Monday, October 5, 2015

Legendary Cellist Lynn Harrell Graces the Elgin Symphony Stage

The audience left the Hemmens Main Hall brimming with excitement Sunday as the Elgin Symphony Orchestra wrapped up its opening weekend of Ives, Brahms and Tchaikovsky, conducted by ESO Music Director Andrew Grams.

After an uplifting rendition of the National Anthem, the program started with Variations on America (1892) by a teenaged Charles Ives, composed originally for the organ. It's the kind of piece that benefits from an introduction, and an affable Grams relaxed the concert's usual decorum to share a few words about the composer and his work, illustrated with musical excerpts played by the orchestra.

The 1964 arrangement by William Schuman remarkably preserves the sound of two keyboards with pedals, evoking the humor of circus organs or silent movies, and the orchestration is reminiscent of P.D.Q. Bach.
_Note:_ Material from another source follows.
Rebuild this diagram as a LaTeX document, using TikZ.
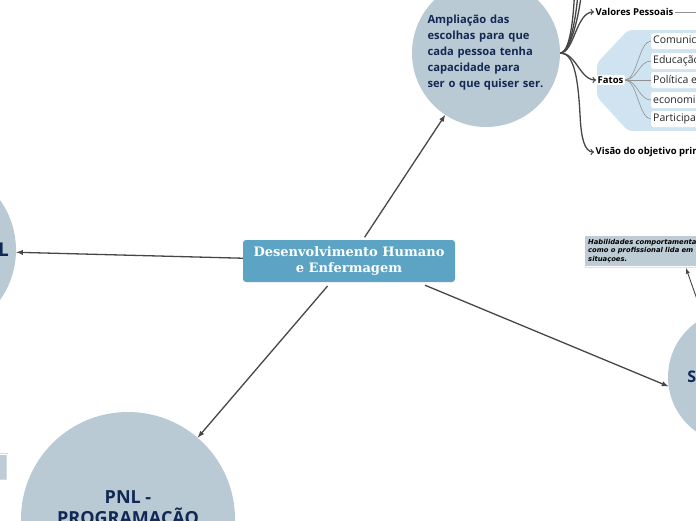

But in comedy we hear the truth, and Ives' genius was indeed ahead of its time.

Joining the ESO for two works by Tchaikovsky was Lynn Harrell, known in music circles as the "Dean of American Cellists," whose 50-year career includes appearances on the world's greatest concert stages, the Grammy Awards broadcast and the Vatican.

Cellist Lynn Harrell performs Tchaikovsky's Andante cantabile
from String Quartet No. 1 with Elgin Symphony Orchestra.
(Photo by James Harvey)
The eight-part Variations on a Rococo Theme (1877) was a showcase for Harrell's effortless technique. Bowing from the wrist, his delicate high passages were like an angel's laughter: lighter than air. Across the low register, his timing and placement was like Russian ballet dancers barely touching the floor. 
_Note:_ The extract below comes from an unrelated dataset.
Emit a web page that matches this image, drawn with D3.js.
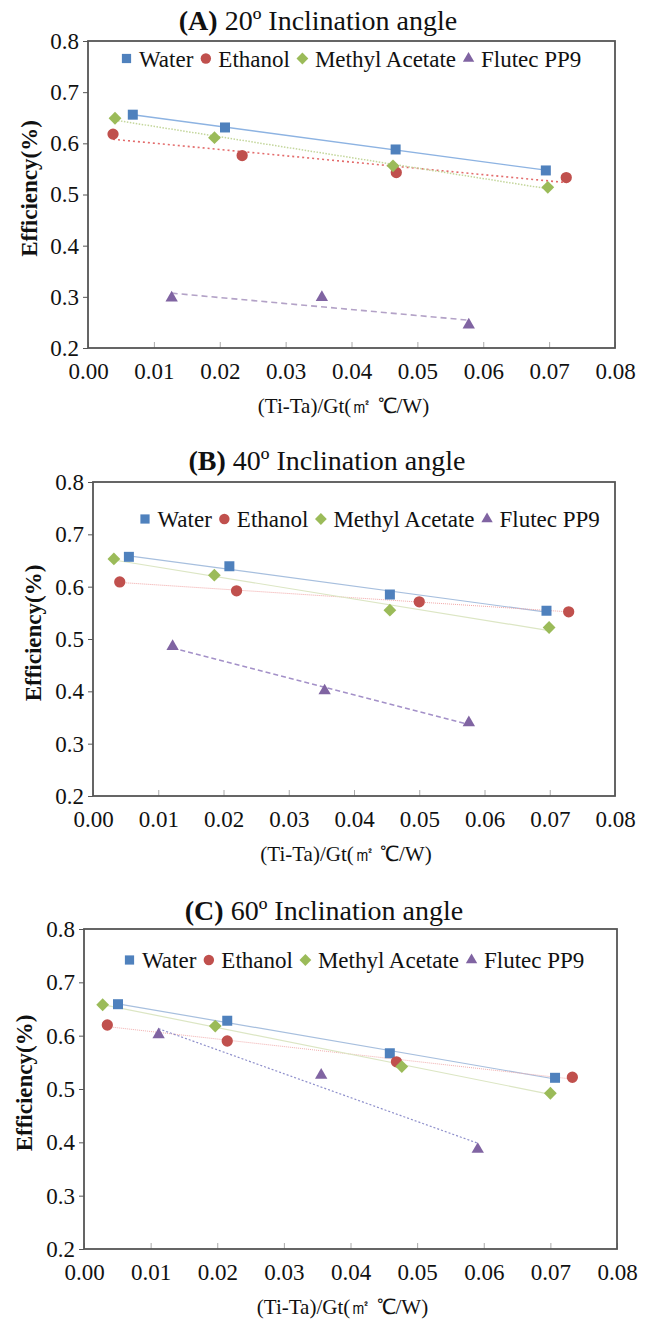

Even subtler still was the Andante cantabile from String Quartet No. 1 (1871), in which the orchestral accompaniment was impossibly soft and superbly conducted. Harrell seemed to work from a place beyond method or doctrine, quoting from memory, playing the whole instrument as easily as exhaling a breath.

The ESO has welcomed its share of rising stars, but the elocution of an artist with Harrell's experience is in a class by itself.

Walking briskly to the podium after intermission, Maestro Grams launched his colorful and emotive 45-minute interpretation of Brahms' Symphony No. 1 in C Minor. The well-known piece rejoiced in a wealth of understanding and affection within the ensemble. Excellent wind solos attested to the players' exceptional preparation for the start of a concert season.

Elgin Symphony Orchestra Music Director Andrew Grams.
(Photo by James Harvey)
Like a brilliant film director working with great actors, Grams connected with every section in a creative two-way dialogue of motion and sound, producing a vivid musical gestalt. Only in the hands of diligent and devoted artists like these would Brahms' familiar four-movement plot (and its Beethovenian subtext) seem new again. 

"Each concert is better than his last," said one awestruck musician in the audience. Grams continues to surprise listeners with the breadth of his repertoire and depth of his ability, and we are eager to learn whether the well has any bottom.